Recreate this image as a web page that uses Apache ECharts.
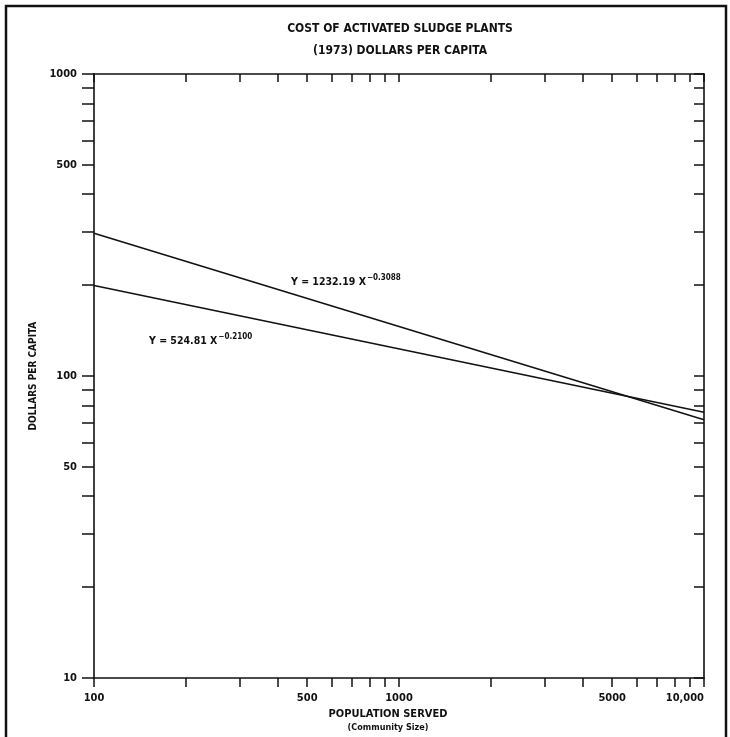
<!DOCTYPE html>
<html>
<head>
<meta charset="utf-8">
<title>Cost of Activated Sludge Plants</title>
<script src="https://cdn.jsdelivr.net/npm/echarts@6/dist/echarts.min.js"></script>
<style>
  html, body { margin: 0; padding: 0; background: #fff; }
  #chart { width: 730px; height: 737px; }
</style>
</head>
<body>
<div id="chart"></div>
<script>
// Community size (population served) at the two ends of each fitted line
const populationEnds = [100, 10000];
// Y = 1232.19 X^-0.3088
const costUpper = [297.2, 71.7];
// Y = 524.81 X^-0.2100
const costLower = [199.4, 75.9];

// Log-cycle tick marks and labelled values
const xTicks = [100, 200, 300, 400, 500, 600, 700, 800, 900,
                1000, 2000, 3000, 4000, 5000, 6000, 7000, 8000, 9000, 10000];
const yTicks = [10, 20, 30, 40, 50, 60, 70, 80, 90,
                100, 200, 300, 400, 500, 600, 700, 800, 900, 1000];
const xLabels = [100, 500, 1000, 5000, 10000];
const yLabels = [10, 50, 100, 500, 1000];

const FONT = "'Liberation Sans Narrow', 'DejaVu Sans Condensed', 'Liberation Sans', sans-serif";
const INK = '#111';

const chart = echarts.init(document.getElementById('chart'), null, { renderer: 'canvas' });

function pairs(xs, ys) { return xs.map((x, i) => [x, ys[i]]); }
function fmt(v) {
  const n = Math.round(v);
  return n >= 10000 ? n.toLocaleString('en-US') : String(n);
}

function logAxis(opts) {
  return Object.assign({
    type: 'log',
    logBase: 10,
    splitLine: { show: false },
    minorTick: { show: false },
    axisLine: { show: true, lineStyle: { color: INK, width: 1.6 } },
    axisTick: { show: true, lineStyle: { color: INK, width: 1.5 } },
    axisLabel: { show: false }
  }, opts);
}

const eqRich = {
  a: { fontFamily: FONT, fontWeight: 'bold', fontSize: 10.5, fill: INK, color: INK },
  s: { fontFamily: FONT, fontWeight: 'bold', fontSize: 8, fill: INK, color: INK,
       padding: [0, 0, 9, 1] }
};

const option = {
  backgroundColor: '#fff',
  animation: false,
  grid: { left: 94, right: 26, top: 74, bottom: 54 },
  xAxis: [
    logAxis({
      min: 100, max: 10000, position: 'bottom',
      axisTick: { show: true, inside: false, length: 9, customValues: xTicks,
                  lineStyle: { color: INK, width: 1.5 } },
      axisLabel: { show: true, customValues: xLabels, formatter: fmt, margin: 15,
                   color: INK, fontFamily: FONT, fontWeight: 'bold', fontSize: 11,
                   alignMaxLabel: 'right' },
      name: '{a|POPULATION SERVED}\n{b|(Community Size)}',
      nameLocation: 'middle',
      nameGap: 27,
      nameTextStyle: {
        padding: [0, 22, 0, 0],
        rich: {
          a: { fontFamily: FONT, fontWeight: 'bold', fontSize: 11, color: INK, lineHeight: 14, align: 'center' },
          b: { fontFamily: FONT, fontWeight: 'bold', fontSize: 9, color: INK, lineHeight: 12, align: 'center' }
        }
      }
    }),
    logAxis({
      min: 100, max: 10000, position: 'top',
      axisTick: { show: true, inside: true, length: 8, customValues: xTicks,
                  lineStyle: { color: INK, width: 1.5 } }
    })
  ],
  yAxis: [
    logAxis({
      min: 10, max: 1000, position: 'left',
      axisTick: { show: true, inside: false, length: 12, customValues: yTicks,
                  lineStyle: { color: INK, width: 1.5 } },
      axisLabel: { show: true, customValues: yLabels, formatter: fmt, margin: 17,
                   color: INK, fontFamily: FONT, fontWeight: 'bold', fontSize: 11 },
      name: 'DOLLARS PER CAPITA',
      nameLocation: 'middle',
      nameRotate: 90,
      nameGap: 50,
      nameTextStyle: { fontFamily: FONT, fontWeight: 'bold', fontSize: 10, color: INK }
    }),
    logAxis({
      min: 10, max: 1000, position: 'right',
      axisTick: { show: true, inside: true, length: 10, customValues: yTicks,
                  lineStyle: { color: INK, width: 1.5 } }
    })
  ],
  series: [
    {
      name: 'Y = 1232.19 X^-0.3088',
      type: 'line',
      data: pairs(populationEnds, costUpper),
      symbol: 'none',
      lineStyle: { color: INK, width: 1.5 }
    },
    {
      name: 'Y = 524.81 X^-0.2100',
      type: 'line',
      data: pairs(populationEnds, costLower),
      symbol: 'none',
      lineStyle: { color: INK, width: 1.5 }
    }
  ],
  graphic: [
    // page frame
    { type: 'rect', shape: { x: 6, y: 6, width: 720, height: 745 },
      style: { fill: null, stroke: INK, lineWidth: 2.5 }, silent: true },
    { type: 'text', x: 400, y: 29,
      style: { text: 'COST OF ACTIVATED SLUDGE PLANTS', fill: INK, fontFamily: FONT,
               fontWeight: 'bold', fontSize: 12, align: 'center', verticalAlign: 'middle' } },
    { type: 'text', x: 400, y: 51,
      style: { text: '(1973) DOLLARS PER CAPITA', fill: INK, fontFamily: FONT,
               fontWeight: 'bold', fontSize: 12, align: 'center', verticalAlign: 'middle' } },
    { type: 'text', x: 291, y: 282,
      style: { text: '{a|Y = 1232.19 X}{s|−0.3088}', verticalAlign: 'middle', rich: eqRich } },
    { type: 'text', x: 149, y: 341,
      style: { text: '{a|Y = 524.81 X}{s|−0.2100}', verticalAlign: 'middle', rich: eqRich } }
  ]
};

chart.setOption(option);
</script>
</body>
</html>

What you have to do | Without the pictures, print the whole listing exactly as given.

Result for this exercise |
Recreate this image as a web page that uses Apache ECharts.
<!DOCTYPE html>
<html>
<head>
<meta charset="utf-8">
<title>Cost of Activated Sludge Plants</title>
<script src="https://cdn.jsdelivr.net/npm/echarts@6/dist/echarts.min.js"></script>
<style>
  html, body { margin: 0; padding: 0; background: #fff; }
  #chart { width: 730px; height: 737px; }
</style>
</head>
<body>
<div id="chart"></div>
<script>
// Community size (population served) at the two ends of each fitted line
const populationEnds = [100, 10000];
// Y = 1232.19 X^-0.3088
const costUpper = [297.2, 71.7];
// Y = 524.81 X^-0.2100
const costLower = [199.4, 75.9];

// Log-cycle tick marks and labelled values
const xTicks = [100, 200, 300, 400, 500, 600, 700, 800, 900,
                1000, 2000, 3000, 4000, 5000, 6000, 7000, 8000, 9000, 10000];
const yTicks = [10, 20, 30, 40, 50, 60, 70, 80, 90,
                100, 200, 300, 400, 500, 600, 700, 800, 900, 1000];
const xLabels = [100, 500, 1000, 5000, 10000];
const yLabels = [10, 50, 100, 500, 1000];

const FONT = "'Liberation Sans Narrow', 'DejaVu Sans Condensed', 'Liberation Sans', sans-serif";
const INK = '#111';

const chart = echarts.init(document.getElementById('chart'), null, { renderer: 'canvas' });

function pairs(xs, ys) { return xs.map((x, i) => [x, ys[i]]); }
function fmt(v) {
  const n = Math.round(v);
  return n >= 10000 ? n.toLocaleString('en-US') : String(n);
}

function logAxis(opts) {
  return Object.assign({
    type: 'log',
    logBase: 10,
    splitLine: { show: false },
    minorTick: { show: false },
    axisLine: { show: true, lineStyle: { color: INK, width: 1.6 } },
    axisTick: { show: true, lineStyle: { color: INK, width: 1.5 } },
    axisLabel: { show: false }
  }, opts);
}

const eqRich = {
  a: { fontFamily: FONT, fontWeight: 'bold', fontSize: 10.5, fill: INK, color: INK },
  s: { fontFamily: FONT, fontWeight: 'bold', fontSize: 8, fill: INK, color: INK,
       padding: [0, 0, 9, 1] }
};

const option = {
  backgroundColor: '#fff',
  animation: false,
  grid: { left: 94, right: 26, top: 74, bottom: 54 },
  xAxis: [
    logAxis({
      min: 100, max: 10000, position: 'bottom',
      axisTick: { show: true, inside: false, length: 9, customValues: xTicks,
                  lineStyle: { color: INK, width: 1.5 } },
      axisLabel: { show: true, customValues: xLabels, formatter: fmt, margin: 15,
                   color: INK, fontFamily: FONT, fontWeight: 'bold', fontSize: 11,
                   alignMaxLabel: 'right' },
      name: '{a|POPULATION SERVED}\n{b|(Community Size)}',
      nameLocation: 'middle',
      nameGap: 27,
      nameTextStyle: {
        padding: [0, 22, 0, 0],
        rich: {
          a: { fontFamily: FONT, fontWeight: 'bold', fontSize: 11, color: INK, lineHeight: 14, align: 'center' },
          b: { fontFamily: FONT, fontWeight: 'bold', fontSize: 9, color: INK, lineHeight: 12, align: 'center' }
        }
      }
    }),
    logAxis({
      min: 100, max: 10000, position: 'top',
      axisTick: { show: true, inside: true, length: 8, customValues: xTicks,
                  lineStyle: { color: INK, width: 1.5 } }
    })
  ],
  yAxis: [
    logAxis({
      min: 10, max: 1000, position: 'left',
      axisTick: { show: true, inside: false, length: 12, customValues: yTicks,
                  lineStyle: { color: INK, width: 1.5 } },
      axisLabel: { show: true, customValues: yLabels, formatter: fmt, margin: 17,
                   color: INK, fontFamily: FONT, fontWeight: 'bold', fontSize: 11 },
      name: 'DOLLARS PER CAPITA',
      nameLocation: 'middle',
      nameRotate: 90,
      nameGap: 50,
      nameTextStyle: { fontFamily: FONT, fontWeight: 'bold', fontSize: 10, color: INK }
    }),
    logAxis({
      min: 10, max: 1000, position: 'right',
      axisTick: { show: true, inside: true, length: 10, customValues: yTicks,
                  lineStyle: { color: INK, width: 1.5 } }
    })
  ],
  series: [
    {
      name: 'Y = 1232.19 X^-0.3088',
      type: 'line',
      data: pairs(populationEnds, costUpper),
      symbol: 'none',
      lineStyle: { color: INK, width: 1.5 }
    },
    {
      name: 'Y = 524.81 X^-0.2100',
      type: 'line',
      data: pairs(populationEnds, costLower),
      symbol: 'none',
      lineStyle: { color: INK, width: 1.5 }
    }
  ],
  graphic: [
    // page frame
    { type: 'rect', shape: { x: 6, y: 6, width: 720, height: 745 },
      style: { fill: null, stroke: INK, lineWidth: 2.5 }, silent: true },
    { type: 'text', x: 400, y: 29,
      style: { text: 'COST OF ACTIVATED SLUDGE PLANTS', fill: INK, fontFamily: FONT,
               fontWeight: 'bold', fontSize: 12, align: 'center', verticalAlign: 'middle' } },
    { type: 'text', x: 400, y: 51,
      style: { text: '(1973) DOLLARS PER CAPITA', fill: INK, fontFamily: FONT,
               fontWeight: 'bold', fontSize: 12, align: 'center', verticalAlign: 'middle' } },
    { type: 'text', x: 291, y: 282,
      style: { text: '{a|Y = 1232.19 X}{s|−0.3088}', verticalAlign: 'middle', rich: eqRich } },
    { type: 'text', x: 149, y: 341,
      style: { text: '{a|Y = 524.81 X}{s|−0.2100}', verticalAlign: 'middle', rich: eqRich } }
  ]
};

chart.setOption(option);
</script>
</body>
</html>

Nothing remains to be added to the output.